Impact of different fertilizers on carbonate weathering in a typical karst area, Southwest China: a field column experiment
- 1The Institute of Hydrogeology and Environmental Geology, Chinese Academy of Geological Sciences, Shijiazhuang, 050803, Hebei, China
- 2School of Water Resources and Environment, China University of Geosciences (Beijing), Beijing, 100083, China
Abstract. Carbonate weathering, as a significant vector for the movement of carbon both between and within ecosystems, is strongly influenced by agricultural fertilization, since the addition of fertilizers tends to change the chemical characteristics of soil such as the pH. Different fertilizers may exert a different impact on carbonate weathering, but these discrepancies are as yet not well-known. In this study, a field column experiment was conducted to explore the response of carbonate weathering to the addition of different fertilizers. We compared 11 different treatments, including a control treatment, using three replicates per treatment. Carbonate weathering was assessed by measuring the weight loss of limestone and dolostone tablets buried at the bottom of soil-filled columns.

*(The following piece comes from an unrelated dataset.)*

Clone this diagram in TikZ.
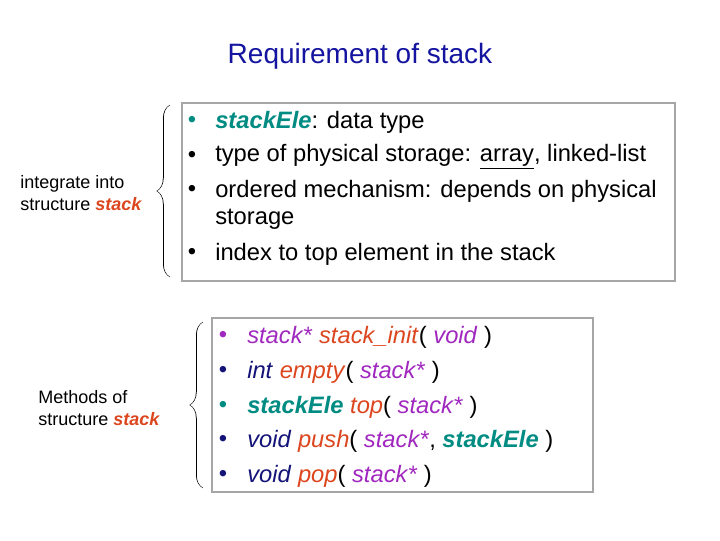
\documentclass[tikz,border=0pt]{standalone}
\usepackage{fontspec}
\setmainfont{Liberation Sans}
\usetikzlibrary{decorations.pathreplacing,calligraphy}
\definecolor{ele}{RGB}{0,140,130}
\definecolor{ptr}{RGB}{160,40,190}
\definecolor{fun}{RGB}{220,70,30}
\definecolor{typ}{RGB}{20,20,120}
\definecolor{head}{RGB}{20,20,160}
\newcommand{\tEle}{\textcolor{ele}{\textbf{\textit{stackEle}}}}
\newcommand{\tPtr}{\textcolor{ptr}{\textit{stack*}}}
\newcommand{\tFun}[1]{\textcolor{fun}{\textit{#1}}}
\newcommand{\tTyp}[1]{\textcolor{typ}{\textit{#1}}}
\begin{document}
\begin{tikzpicture}[x=0.75pt,y=-0.75pt,
  item/.style={anchor=west,inner sep=0pt,font=\fontsize{17.8}{20}\selectfont},
  dot/.style={anchor=center,inner sep=0pt,font=\fontsize{17.8}{20}\selectfont},
  side/.style={align=left,anchor=west,inner sep=0pt,font=\fontsize{13.5}{16}\selectfont},
  panel/.style={draw=gray!70,line width=0.8pt},
  curly/.style={decorate,decoration={calligraphic brace,amplitude=10pt,mirror},line width=0.6pt}]
\useasboundingbox (0,0) rectangle (720,540);
\node[font=\fontsize{21}{24}\selectfont,text=head] (title) at (360,56) {Requirement of stack};
% first panel
\draw[panel] (182,103) rectangle (675,281);
\node[dot,text=ele] at (192,122) {\textbullet};
\foreach \y in {157,191,254} \node[dot] at (192,\y) {\textbullet};
\node[item] (a1) at (215,122) {\tEle: data type};
\node[item] (a2) at (215,157) {type of physical storage: \underline{array}, linked-list};
\node[item] (a3) at (215,191) {ordered mechanism: depends on physical};
\node[item] (a4) at (215,219) {storage};
\node[item] (a5) at (215,254) {index to top element in the stack};
\coordinate (b1top) at (170,105);
\coordinate (b1bot) at (170,277);
\draw[curly] (b1top) -- (b1bot);
\node[side] (lab1) at (20,193) {integrate into\\structure \textcolor{fun}{\textbf{\textit{stack}}}};
% second panel
\draw[panel] (212,318) rectangle (593,492);
\foreach \y/\c in {337/ptr,372/typ,407/ele,441/typ,476/typ} \node[dot,text=\c] at (223,\y) {\textbullet};
\node[item] (m1) at (247,337) {\tPtr{} \tFun{stack\_init}( \textcolor{ptr}{\textit{void}} )};
\node[item] (m2) at (247,372) {\tTyp{int} \tFun{empty}( \tPtr{} )};
\node[item] (m3) at (247,407) {\tEle{} \tFun{top}( \tPtr{} )};
\node[item] (m4) at (247,441) {\tTyp{void} \tFun{push}( \tPtr, \tEle{} )};
\node[item] (m5) at (247,476) {\tTyp{void} \tFun{pop}( \tPtr{} )};
\coordinate (b2top) at (203,322);
\coordinate (b2bot) at (203,488);
\draw[curly] (b2top) -- (b2bot);
\node[side] (lab2) at (38,408) {Methods of\\structure \textcolor{fun}{\textbf{\textit{stack}}}};
\end{tikzpicture}
\end{document}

The results show that the addition of urea, NH4NO3, NH4HCO3, NH4Cl and (NH4)2CO3 distinctly increased carbonate weathering, which was attributed to the nitrification of NH4+. The addition of Ca3(PO4)2, Ca–Mg–P and K2CO3 induced carbonate precipitation due to the common ion effect. The addition of (NH4)3PO4 and NaNO3 had a relatively small impact on carbonate weathering in comparison to those five NH4-based fertilizers above. The results of NaNO3 treatment raise a new question: the negligible impact of nitrate on carbonate weathering may result in an overestimation of the impact of N fertilizer on CO2 consumption by carbonate weathering on the regional/global scale if the effects of NO3 and NH4 are not distinguished.